Читать «Няня. Кто нянчил русских гениев» онлайн - страница 45

Виктория Николаевна Торопова

Я начал писать мои записки 5-го ноября 1879 года, и сегодня, 21-го ноября, опять принимаюсь, после промежутка в несколько дней.

Пишу для себя и не прочитываю до поры до времени писанного. Поэтому найдется немало повторений, недомолвок; найдутся и противоречия, и непоследовательности. Если я начну исправлять все это, то это было бы знаком, что я пишу для других.

Я признаюсь сам себе, что вовсе не желаю сохранять навсегда мои записки под спудом; те, однако же, лица, которым когда-нибудь будет интересно познакомиться с моим внутренним бытом, не побрезгают и моими повторениями: они, верно, захотят узнать меня таким, каков я есть, с моими противоречиями и непоследовательностями. /…/

Другая черта, свидетельствовавшая о моей детской наивности в ту пору, была привязанность к моей старой няне. Эта замечательная для меня личность называлась Катериною Михайловною; солдатская вдова из крепостных, рано лишившаяся мужа и поступившая еще молодою к нам в дом, с лишком 30 лет оставалась она нашим домашним человеком, хотя и не все это время жила с нами; горевала вместе с нами и радовалась нашими радостями. Я сохранил мою привязанность, вернее, любовь к ней до моего отъезда из Москвы в Дерпт.

Видел ее и потом еще раза два; но в последние годы она начала сильно зашибать; и прежде это добрейшее существо с горя и с радости иногда прибегало к рюмочке, но уже одна рюмка вина сейчас выжимала слезы из глаз. «Михайловна заливается слезами» – это значило, что Михайловна, с горя или с радости, выпила рюмку. Мы – и дети, и взрослые – все это знали и, зная, иногда с нею же плакали, не зная о чем. Все существо этой женщины было пропитано насквозь любовью к нам, детям, вынянченным ею.

Я не слыхал от нее никогда ни одного бранного слова; всегда любовно и ласково останавливала она упрямство и шалость; мораль ее была самая простая и всегда трогательная, потому что выходила из любящей души. «Бог не велит так делать, не делай этого, грешно!» – и ничего более.

Помню, однако же, что она обращала внимание мое и на природу, находя в ней нравственные мотивы. Помню, как теперь, Успеньев день, храмовый праздник в Андроньевом (правильно: Андрониковом. – В. Т.) монастыре; монастырь и шатры с пьяным, шумящим народом, раскинутые на зеленом пригорке, передо мною, как на блюдечке, а над головами толпы – черная грозовая туча; блещет молния, слышатся раскаты грома. Я с нянею у открытого окна и смотрим сверху. «Вот, смотри, – слышу, говорит она, – народ шумит, буянит и не слышит, как Бог грозит; тут шум да веселье людское, а там, вверху, у Бога – свое».

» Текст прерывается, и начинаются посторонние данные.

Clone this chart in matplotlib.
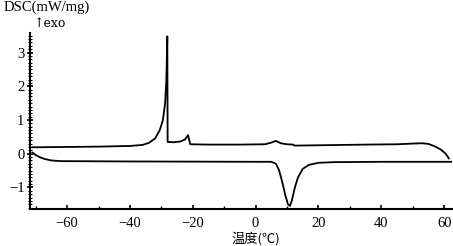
import matplotlib
matplotlib.use("Agg")
import matplotlib.pyplot as plt
from matplotlib.ticker import MultipleLocator

# heating curve (upper)
heat_t = [-71, -60, -50, -40, -36, -34, -32, -30.5, -29.5, -28.8, -28.4, -28.1,
          -28.0, -26, -24, -22.5, -21.5, -20.8, -15, -5, 3, 5, 6.5, 8, 10, 12,
          12.3, 20, 35, 45, 50, 53, 55, 57, 59, 60.5, 61.5]
heat_q = [0.19, 0.2, 0.21, 0.23, 0.26, 0.32, 0.45, 0.7, 1.0, 1.5, 2.2, 3.48,
          0.35, 0.34, 0.36, 0.42, 0.55, 0.28, 0.27, 0.27, 0.28, 0.33, 0.38, 0.31, 0.28, 0.27,
          0.24, 0.25, 0.27, 0.28, 0.3, 0.31, 0.29, 0.22, 0.12, 0.0, -0.14]

# cooling curve (lower)
cool_t = [-71, -70, -68.5, -67, -65, -62, -40, 0, 5, 6.5, 7.5, 8.5, 9.5, 10.3,
          10.9, 11.5, 12.5, 13.5, 15, 17, 20, 25, 40, 63]
cool_q = [0.03, -0.04, -0.11, -0.16, -0.2, -0.22, -0.23, -0.24, -0.24, -0.3, -0.5, -0.85, -1.25, -1.5,
          -1.55, -1.4, -1.0, -0.7, -0.45, -0.33, -0.27, -0.25, -0.24, -0.24]

xticks = [-60, -40, -20, 0, 20, 40, 60]
yticks = [-1, 0, 1, 2, 3]

serif = "Liberation Serif"

fig = plt.figure(figsize=(4.53, 2.46), dpi=100)
ax = fig.add_axes([30/453, 1-209/246, 422/453, 176/246])

ax.plot(heat_t, heat_q, color="black", lw=1.3)
ax.plot(cool_t, cool_q, color="black", lw=1.3)

ax.set_xlim(-71.8, 62.5)
ax.set_ylim(-1.64, 3.58)

ax.spines["top"].set_visible(False)
ax.spines["right"].set_visible(False)
ax.spines["left"].set_linewidth(1.5)
ax.spines["bottom"].set_linewidth(1.5)

ax.set_xticks(xticks)
ax.set_yticks(yticks)
ax.set_xticklabels([str(v).replace("-", "\u2212") for v in xticks], family=serif, fontsize=10.5)
ax.set_yticklabels([str(v).replace("-", "\u2212") for v in yticks], family=serif, fontsize=10.5)
ax.xaxis.set_minor_locator(MultipleLocator(10))
ax.yaxis.set_minor_locator(MultipleLocator(0.1))
ax.tick_params(axis="x", which="major", direction="in", length=3, width=1.2, pad=6)
ax.tick_params(axis="x", which="minor", direction="in", length=2, width=1)
ax.tick_params(axis="y", which="major", direction="inout", length=4, width=1.2, pad=2)
ax.tick_params(axis="y", which="minor", direction="inout", length=2.5, width=0.8)

fig.text(4/453, 1-11/246, "DSC(mW/mg)", family=serif, fontsize=10.5, ha="left", va="baseline")
fig.text(33/453, 1-27/246, "\u2191exo", family=["DejaVu Serif"], fontsize=9, ha="left", va="baseline")
fig.text(256/453, 1-243/246, "温度(℃)", family=["Noto Sans CJK SC", "DejaVu Sans"],
         fontsize=9.5, ha="center", va="baseline")

fig.savefig("out.png", dpi=100)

Это простое указание на контраст между небом и землею, сделанное, кстати, любящею душою, запечатлелось навсегда и всякий раз как-то заунывно настраивает меня, когда я встречаю грозу на гулянье. Бедная моя нянька, как это нередко случается у нас с чувствительными, простыми людьми, начала пить и, не перенося много вина, захирела, и так, что собралась уже умирать; не знаю уже, почему, но решено было поставить промывательное; я был тогда уже студентом и в первый раз в жизни совершил эту операцию над моею нянею; она удивилась моему искусству и после сюрприза тотчас же объявила: «Ну, теперь я выздоровлю». Через три дня она, действительно, поднялась с постели и жила еще несколько лет; прожила бы, может быть, и более, если бы, на свою беду, не нанялась у Авдотьи Егоровны Драгутиной, молодой жены пожилого мужа-купца. Был у них сынок, Егоринька; к нему и взяли мою няню, а через няню познакомилась и наша семья с Драгутиными.